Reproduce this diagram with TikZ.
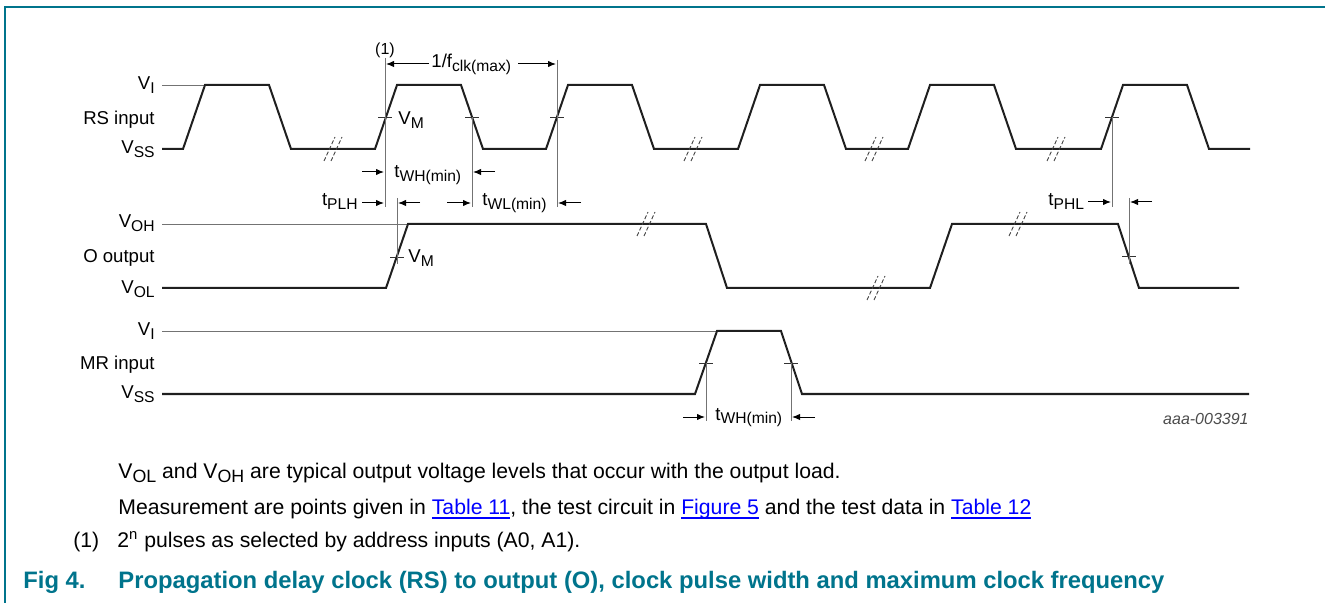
\documentclass[tikz,border=0pt]{standalone}
\usepackage{fontspec}
\setmainfont{Liberation Sans}
\usetikzlibrary{arrows.meta}

\definecolor{nxpteal}{RGB}{0,116,140}
\definecolor{linkblue}{RGB}{0,0,255}
\definecolor{guide}{RGB}{115,115,115}

\newcommand{\lo}[1]{\raisebox{-0.2em}{\scalebox{0.84}{#1}}}
\newcommand{\lnk}[1]{\textcolor{linkblue}{\setbox0\hbox{#1}\rlap{\rule[-2.4pt]{\wd0}{0.9pt}}\box0}}

\tikzset{
	wave/.style={line width=1pt, draw=black!88},
	refline/.style={line width=0.45pt, draw=guide},
	marker/.style={line width=0.45pt, draw=guide},
	tick/.style={line width=0.45pt, draw=black!80},
	dimarrow/.style={line width=0.5pt, -{Latex[length=4pt,width=3.2pt]}},
	brk/.style={line width=0.45pt, draw=black!75, dash pattern=on 2pt off 1.1pt},
	lbl/.style={inner sep=0pt, font=\fontsize{9.3}{11}\selectfont},
	note/.style={inner sep=0pt, anchor=base west, font=\fontsize{10.6}{13}\selectfont},
	figcap/.style={inner sep=0pt, anchor=base west, text=nxpteal, font=\fontsize{11.9}{14}\selectfont\bfseries},
}

\begin{document}
\begin{tikzpicture}[x=0.5pt,y=-0.5pt]
		\useasboundingbox (0,0) rectangle (1325,603);
		\draw[nxpteal, line width=0.75pt] (5,603) -- (5,7) -- (1325,7);

		% signal names and levels
		\node[lbl, anchor=base east] (rsvi) at (155,90) {V\lo{I}};
		\node[lbl, anchor=base east] (rsname) at (155,125) {RS input};
		\node[lbl, anchor=base east] (rsvss) at (155,154) {V\lo{SS}};
		\node[lbl, anchor=base east] (ovoh) at (155,228) {V\lo{OH}};
		\node[lbl, anchor=base east] (oname) at (155,263) {O output};
		\node[lbl, anchor=base east] (ovol) at (155,294) {V\lo{OL}};
		\node[lbl, anchor=base east] (mrvi) at (155,336) {V\lo{I}};
		\node[lbl, anchor=base east] (mrname) at (155,370) {MR input};
		\node[lbl, anchor=base east] (mrvss) at (155,399) {V\lo{SS}};

		\draw[refline] (162,85) -- (205,85);
		\draw[refline] (162,224) -- (408,224);
		\draw[refline] (162,331) -- (717,331);

		% waveforms
		\draw[wave] (162,149) \foreach \s in {183,375,546,738,908,1101} { -- (\s,149) -- ++(22,-64) -- ++(64,0) -- ++(22,64) } -- (1250,149);
		\draw[wave] (162,288) -- (386,288) -- (408,224) -- (706,224) -- (727,288) -- (930,288) -- (952,224) -- (1118,224) -- (1139,288) -- (1239,288);
		\draw[wave] (162,394) -- (695,394) -- (717,331) -- (781,331) -- (802,394) -- (1249,394);

		% breaks
		\foreach \x/\y in {333/149,693/149,874/149,1056/149,646/224,876/288,1018/224} {
			\draw[brk] (\x-9,\y+12) -- (\x+2,\y-12);
			\draw[brk] (\x-2,\y+12) -- (\x+9,\y-12);
		}

		% V_M crossings
		\foreach \x/\y in {385/117,472/117,557/117,1112/117,397/257,1129/256,706/363,791/363}
			\draw[tick] (\x-7,\y) -- (\x+7,\y);
		\node[lbl, anchor=base west] (rsvm) at (398,125) {V\lo{M}};
		\node[lbl, anchor=base west] (ovm) at (408,263) {V\lo{M}};

		\draw[marker] (385,58) -- (385,207);
		\draw[marker] (557,60) -- (557,207);
		\draw[marker] (472,117) -- (472,207);
		\draw[marker] (397,198) -- (397,264);
		\draw[marker] (1112,117) -- (1112,207);
		\draw[marker] (1129,198) -- (1129,264);
		\draw[marker] (706,363) -- (706,421);
		\draw[marker] (791,363) -- (791,421);

		% timing labels
		\node[lbl, anchor=base, font=\fontsize{8}{10}\selectfont] (noteref) at (385,55) {(1)};
		\node[lbl, anchor=base west] (fclk) at (431,68) {1/f\lo{clk(max)}};
		\draw[dimarrow] (429,64) -- (386,64);
		\draw[dimarrow] (518,64) -- (556,64);

		\node[lbl, anchor=base west] (twhrs) at (394,178) {t\lo{WH(min)}};
		\draw[dimarrow] (362,172) -- (384,172);
		\draw[dimarrow] (495,172) -- (473,172);

		\node[lbl, anchor=base east] (tplh) at (358,206) {t\lo{PLH}};
		\draw[dimarrow] (362,203) -- (384,203);
		\draw[dimarrow] (420,203) -- (398,203);

		\node[lbl, anchor=base west] (twl) at (482,206) {t\lo{WL(min)}};
		\draw[dimarrow] (447,203) -- (471,203);
		\draw[dimarrow] (581,203) -- (558,203);

		\node[lbl, anchor=base west] (tphl) at (1048,206) {t\lo{PHL}};
		\draw[dimarrow] (1088,202) -- (1111,202);
		\draw[dimarrow] (1152,202) -- (1130,202);

		\node[lbl, anchor=base west] (twhmr) at (715,420) {t\lo{WH(min)}};
		\draw[dimarrow] (683,417) -- (705,417);
		\draw[dimarrow] (815,417) -- (792,417);

		\node[lbl, anchor=base east, font=\fontsize{8}{10}\selectfont\itshape, text=black!70] (figid) at (1249,424) {aaa-003391};

		% notes and caption
		\node[note] (note1) at (118,478) {V\lo{OL} and V\lo{OH} are typical output voltage levels that occur with the output load.};
		\node[note] (note2) at (118,514) {Measurement are points given in \lnk{Table 11}, the test circuit in \lnk{Figure 5} and the test data in \lnk{Table 12}};
		\node[note] (note3no) at (73,547) {(1)};
		\node[note] (note3) at (117,547) {2\textsuperscript{n} pulses as selected by address inputs (A0, A1).};
		\node[figcap] (figno) at (23,588) {Fig 4.};
		\node[figcap] (figtitle) at (118,588) {Propagation delay clock (RS) to output (O), clock pulse width and maximum clock frequency};
	\end{tikzpicture}
\end{document}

**********

**Exercise requirements:** Leave out the pictures and output the rest of the material exactly as written.

**Answer below:**
Reproduce this diagram with TikZ.
\documentclass[tikz,border=0pt]{standalone}
\usepackage{fontspec}
\setmainfont{Liberation Sans}
\usetikzlibrary{arrows.meta}

\definecolor{nxpteal}{RGB}{0,116,140}
\definecolor{linkblue}{RGB}{0,0,255}
\definecolor{guide}{RGB}{115,115,115}

\newcommand{\lo}[1]{\raisebox{-0.2em}{\scalebox{0.84}{#1}}}
\newcommand{\lnk}[1]{\textcolor{linkblue}{\setbox0\hbox{#1}\rlap{\rule[-2.4pt]{\wd0}{0.9pt}}\box0}}

\tikzset{
	wave/.style={line width=1pt, draw=black!88},
	refline/.style={line width=0.45pt, draw=guide},
	marker/.style={line width=0.45pt, draw=guide},
	tick/.style={line width=0.45pt, draw=black!80},
	dimarrow/.style={line width=0.5pt, -{Latex[length=4pt,width=3.2pt]}},
	brk/.style={line width=0.45pt, draw=black!75, dash pattern=on 2pt off 1.1pt},
	lbl/.style={inner sep=0pt, font=\fontsize{9.3}{11}\selectfont},
	note/.style={inner sep=0pt, anchor=base west, font=\fontsize{10.6}{13}\selectfont},
	figcap/.style={inner sep=0pt, anchor=base west, text=nxpteal, font=\fontsize{11.9}{14}\selectfont\bfseries},
}

\begin{document}
\begin{tikzpicture}[x=0.5pt,y=-0.5pt]
		\useasboundingbox (0,0) rectangle (1325,603);
		\draw[nxpteal, line width=0.75pt] (5,603) -- (5,7) -- (1325,7);

		% signal names and levels
		\node[lbl, anchor=base east] (rsvi) at (155,90) {V\lo{I}};
		\node[lbl, anchor=base east] (rsname) at (155,125) {RS input};
		\node[lbl, anchor=base east] (rsvss) at (155,154) {V\lo{SS}};
		\node[lbl, anchor=base east] (ovoh) at (155,228) {V\lo{OH}};
		\node[lbl, anchor=base east] (oname) at (155,263) {O output};
		\node[lbl, anchor=base east] (ovol) at (155,294) {V\lo{OL}};
		\node[lbl, anchor=base east] (mrvi) at (155,336) {V\lo{I}};
		\node[lbl, anchor=base east] (mrname) at (155,370) {MR input};
		\node[lbl, anchor=base east] (mrvss) at (155,399) {V\lo{SS}};

		\draw[refline] (162,85) -- (205,85);
		\draw[refline] (162,224) -- (408,224);
		\draw[refline] (162,331) -- (717,331);

		% waveforms
		\draw[wave] (162,149) \foreach \s in {183,375,546,738,908,1101} { -- (\s,149) -- ++(22,-64) -- ++(64,0) -- ++(22,64) } -- (1250,149);
		\draw[wave] (162,288) -- (386,288) -- (408,224) -- (706,224) -- (727,288) -- (930,288) -- (952,224) -- (1118,224) -- (1139,288) -- (1239,288);
		\draw[wave] (162,394) -- (695,394) -- (717,331) -- (781,331) -- (802,394) -- (1249,394);

		% breaks
		\foreach \x/\y in {333/149,693/149,874/149,1056/149,646/224,876/288,1018/224} {
			\draw[brk] (\x-9,\y+12) -- (\x+2,\y-12);
			\draw[brk] (\x-2,\y+12) -- (\x+9,\y-12);
		}

		% V_M crossings
		\foreach \x/\y in {385/117,472/117,557/117,1112/117,397/257,1129/256,706/363,791/363}
			\draw[tick] (\x-7,\y) -- (\x+7,\y);
		\node[lbl, anchor=base west] (rsvm) at (398,125) {V\lo{M}};
		\node[lbl, anchor=base west] (ovm) at (408,263) {V\lo{M}};

		\draw[marker] (385,58) -- (385,207);
		\draw[marker] (557,60) -- (557,207);
		\draw[marker] (472,117) -- (472,207);
		\draw[marker] (397,198) -- (397,264);
		\draw[marker] (1112,117) -- (1112,207);
		\draw[marker] (1129,198) -- (1129,264);
		\draw[marker] (706,363) -- (706,421);
		\draw[marker] (791,363) -- (791,421);

		% timing labels
		\node[lbl, anchor=base, font=\fontsize{8}{10}\selectfont] (noteref) at (385,55) {(1)};
		\node[lbl, anchor=base west] (fclk) at (431,68) {1/f\lo{clk(max)}};
		\draw[dimarrow] (429,64) -- (386,64);
		\draw[dimarrow] (518,64) -- (556,64);

		\node[lbl, anchor=base west] (twhrs) at (394,178) {t\lo{WH(min)}};
		\draw[dimarrow] (362,172) -- (384,172);
		\draw[dimarrow] (495,172) -- (473,172);

		\node[lbl, anchor=base east] (tplh) at (358,206) {t\lo{PLH}};
		\draw[dimarrow] (362,203) -- (384,203);
		\draw[dimarrow] (420,203) -- (398,203);

		\node[lbl, anchor=base west] (twl) at (482,206) {t\lo{WL(min)}};
		\draw[dimarrow] (447,203) -- (471,203);
		\draw[dimarrow] (581,203) -- (558,203);

		\node[lbl, anchor=base west] (tphl) at (1048,206) {t\lo{PHL}};
		\draw[dimarrow] (1088,202) -- (1111,202);
		\draw[dimarrow] (1152,202) -- (1130,202);

		\node[lbl, anchor=base west] (twhmr) at (715,420) {t\lo{WH(min)}};
		\draw[dimarrow] (683,417) -- (705,417);
		\draw[dimarrow] (815,417) -- (792,417);

		\node[lbl, anchor=base east, font=\fontsize{8}{10}\selectfont\itshape, text=black!70] (figid) at (1249,424) {aaa-003391};

		% notes and caption
		\node[note] (note1) at (118,478) {V\lo{OL} and V\lo{OH} are typical output voltage levels that occur with the output load.};
		\node[note] (note2) at (118,514) {Measurement are points given in \lnk{Table 11}, the test circuit in \lnk{Figure 5} and the test data in \lnk{Table 12}};
		\node[note] (note3no) at (73,547) {(1)};
		\node[note] (note3) at (117,547) {2\textsuperscript{n} pulses as selected by address inputs (A0, A1).};
		\node[figcap] (figno) at (23,588) {Fig 4.};
		\node[figcap] (figtitle) at (118,588) {Propagation delay clock (RS) to output (O), clock pulse width and maximum clock frequency};
	\end{tikzpicture}
\end{document}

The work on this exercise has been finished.